Italian Sausage Brings More Flavor Than Ground Beef
Many stuffed pepper recipes rely on seasonings to create flavor.
Italian sausage arrives with much of that work already done. Garlic, fennel, herbs, and spices season the filling from the start, creating a richer base without requiring a long list of ingredients.
The filling develops depth before it even reaches the oven.

Prosciutto Acts As The Secret Ingredient
One addition separates this version from most stuffed pepper recipes.
Small pieces of prosciutto melt into the sausage mixture during cooking, adding saltiness and concentrated pork flavor throughout the filling. The effect remains subtle, but it creates another layer that makes the dish taste more restaurant-inspired.
Many guests notice the flavor without identifying the source.
Fresh Mozzarella Creates Pockets Of Melted Cheese
Shredded cheese spreads throughout a filling.
Cubed mozzarella behaves differently. As the peppers bake, the cubes soften and melt into individual pockets, creating stretches of cheese inside the pasta mixture instead of only on top.

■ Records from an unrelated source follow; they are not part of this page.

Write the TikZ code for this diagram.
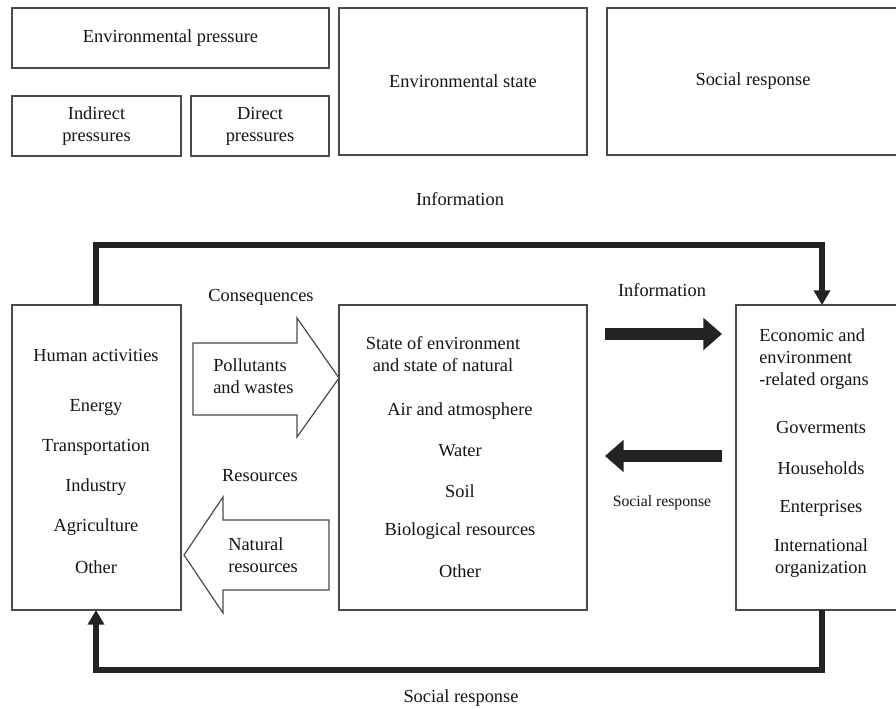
\documentclass[tikz,border=0pt]{standalone}
\usepackage{fontspec}
\setmainfont{Liberation Serif}
\usetikzlibrary{arrows.meta,fit}
\definecolor{edge}{HTML}{4A4A4A}
\definecolor{ink}{HTML}{151515}
\definecolor{heavy}{HTML}{232323}
\begin{document}
\begin{tikzpicture}[x=0.75pt,y=-0.75pt,
  box/.style={draw=edge, line width=0.9pt, inner sep=0pt, outer sep=0pt},
  txt/.style={font=\fontsize{13.8}{16.5}\selectfont, text=ink, align=center, inner sep=0pt},
  txtl/.style={txt, align=left, anchor=west},
  small/.style={font=\fontsize{11.8}{14}\selectfont, text=ink, inner sep=0pt},
  loopline/.style={draw=heavy, line width=4.6pt, line join=miter,
    -{Triangle[length=11pt,width=12pt]}},
  darkarrow/.style={draw=heavy, line width=8.3pt,
    -{Triangle[length=14pt,width=23.5pt]}},
  hollow/.style={draw=edge, line width=0.9pt, fill=white, line join=miter}]
\clip (0,0) rectangle (896,709);
\fill[white] (0,0) rectangle (896,709);

% --- upper legend boxes ---
\node[box, fit={(12,8) (329,68)}] (envp) {};
\node[box, fit={(12,96) (181,156)}] (indp) {};
\node[box, fit={(191,96) (329,156)}] (dirp) {};
\node[box, fit={(339,8) (587,155)}] (envs) {};
\node[box, fit={(607,8) (902,155)}] (socr) {};
\node[txt] (tenvp) at (envp.center) {Environmental pressure};
\node[txt] (tindp) at (indp.center) {Indirect\\pressures};
\node[txt] (tdirp) at (dirp.center) {Direct\\pressures};
\node[txt] (tenvs) at (envs.center) {Environmental state};
\node[txt] (tsocr) at (socr.center -| 753,0) {Social response};
\node[txt] (tinfo1) at (460,199) {Information};

% --- main boxes ---
\node[box, fit={(12,305) (181,610)}] (ha) {};
\node[box, fit={(339,305) (587,610)}] (st) {};
\node[box, fit={(736,305) (902,610)}] (eco) {};

% human activities
\node[txt] (h0) at (96,355) {Human activities};
\node[txt] (h1) at (96,407) {Energy};
\node[txt] (h2) at (96,447) {Transportation};
\node[txt] (h3) at (96,487) {Industry};
\node[txt] (h4) at (96,527) {Agriculture};
\node[txt] (h5) at (96,567) {Other};

% state of environment
\node[txt] (s0) at (443,354) {State of environment\\and state of natural};
\node[txt] (s1) at (460,411) {Air and atmosphere};
\node[txt] (s2) at (460,451) {Water};
\node[txt] (s3) at (460,491) {Soil};
\node[txt] (s4) at (460,531) {Biological resources};
\node[txt] (s5) at (460,571) {Other};

% organs
\node[txtl] (e0) at (759,359) {Economic and\\environment\\-related organs};
\node[txt] (e1) at (821,427) {Goverments};
\node[txt] (e2) at (821,468) {Households};
\node[txt] (e3) at (821,508) {Enterprises};
\node[txt] (e4) at (821,558) {International\\organization};

% --- hollow flow arrows ---
\draw[hollow] (193,343) -- (297,343) -- (297,318) -- (st.west |- 0,378)
  -- (297,437) -- (297,415) -- (193,415) -- cycle;
\draw[hollow] (329,520) -- (223,520) -- (223,497) -- (184,555)
  -- (223,613) -- (223,590) -- (329,590) -- cycle;
\node[txtl] (pw) at (213,376) {Pollutants\\and wastes};
\node[txtl] (nr) at (228,555) {Natural\\resources};
\node[txt] (cons) at (261,297) {Consequences};
\node[txt] (res) at (260,476) {Resources};

% --- heavy arrows between state and organs ---
\coordinate (ia) at (605,334);
\coordinate (ib) at (722,334);
\coordinate (ra) at (722,456);
\coordinate (rb) at (605,456);
\draw[darkarrow] (ia) -- (ib);
\draw[darkarrow] (ra) -- (rb);
\node[txt] (tinfo2) at (662,290) {Information};
\node[small] (tsr) at (662,503) {Social response};

% --- feedback loops ---
\coordinate (tl) at (96,245);
\coordinate (tr) at (822,245);
\draw[loopline] (tl |- ha.north) -- (tl) -- (tr) -- (tr |- eco.north);
\coordinate (bl) at (96,670);
\coordinate (br) at (822,670);
\draw[loopline] (br |- eco.south) -- (br) -- (bl) -- (bl |- ha.south);
\node[txt] (tsr2) at (461,698) {Social response};
\end{tikzpicture}
\end{document}
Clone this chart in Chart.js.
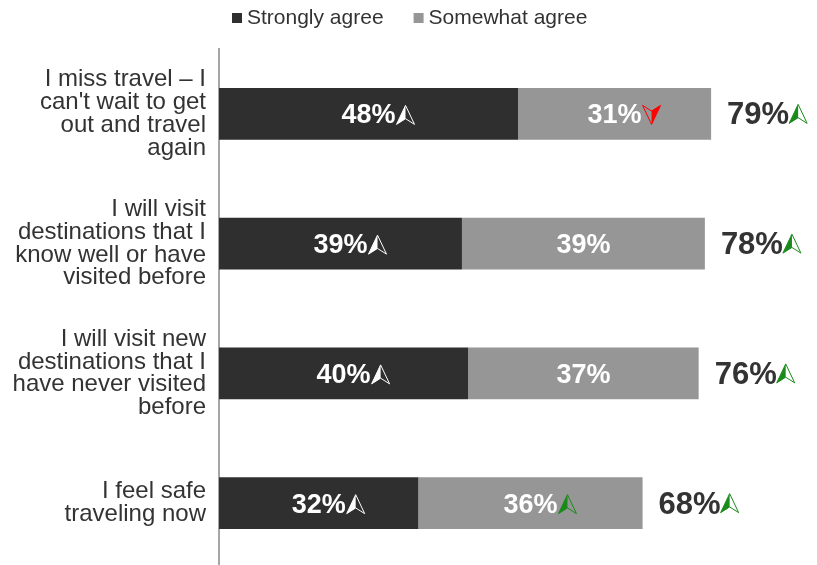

Every pepper contains multiple layers of texture.
A Quick Microwave Step Changes The Final Texture
Bell peppers often create a common problem.
When baked from raw, the filling can finish cooking before the peppers soften. Briefly microwaving the peppers before stuffing them starts the cooking process early, helping them become tender during baking without overcooking the filling.
The result feels more balanced from top to bottom.
Traditional Stuffed Peppers End Up Looking Different
Same peppers. Same baking dish. Different outcome.
Orzo replaces rice, prosciutto deepens the flavor, mozzarella melts into the filling, and Italian sausage provides seasoning throughout. Together, those changes transform a familiar weeknight dinner into something that resembles baked pasta tucked inside roasted peppers.
That combination explains why some cooks have started skipping rice altogether.